Charlsie Northcutt Morrison v. James Robinson and Charles Owen Robinson

 

IN THE

TENTH COURT OF APPEALS

 

No. 10-05-00321-CV

 

Charlsie Northcutt Morrison,

                                                                      Appellant

 v.

 

James Robinson and

Charles Owen Robinson,

                                                                      Appellees

 

 


From the 82nd District Court

Robertson County, Texas

Trial Court No. 04-12-17,123-CV

 

DISSENTING Opinion


 

          This case was decided on May 24, 2006.  I dissented from that opinion with only a note explaining my dissent.  The Robinsons have filed a motion for rehearing.  The Court did not request a response but the majority is, nevertheless, withdrawing its earlier opinion and issuing a new one.  Because the text of the motion for rehearing is a more complete discussion of the error made by the majority than was my original dissenting note, I withdraw my dissenting note issued May 24, 2006 and substitute this dissenting opinion which is taken, for the most part, from the motion for rehearing of the Robinsons.
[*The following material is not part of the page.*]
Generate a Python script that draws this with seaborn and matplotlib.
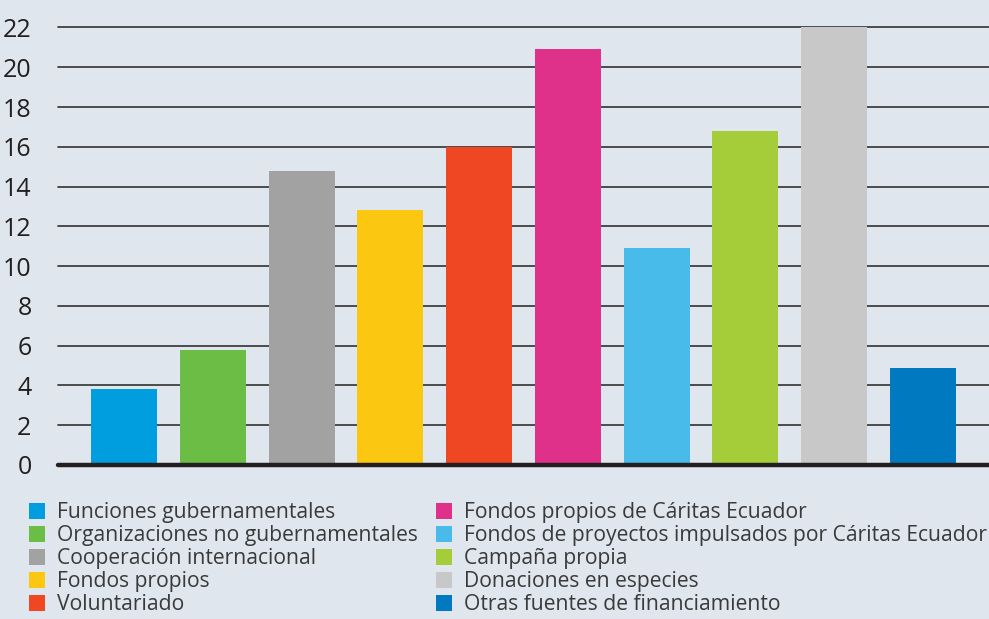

          This is an appeal of a summary judgment granted to the Robinsons, construing a deed from Morrison to the Robinsons.  The majority held that the deed was ambiguous.  Holding that the fact issue as to the intent of the parties to the deed made the summary judgment improper, the majority reversed the summary judgment and remanded the case to the trial court.  I dissent.

          To fully appreciate the problem, it is important to understand that there was a single document in which two different owners conveyed property to the Robinsons.  In the final analysis, the issue will be whether an ambiguity in one of the grantor’s (Evans) granting clause and reservation can create an ambiguity in the other grantor’s (Morrison) granting clause and reservation.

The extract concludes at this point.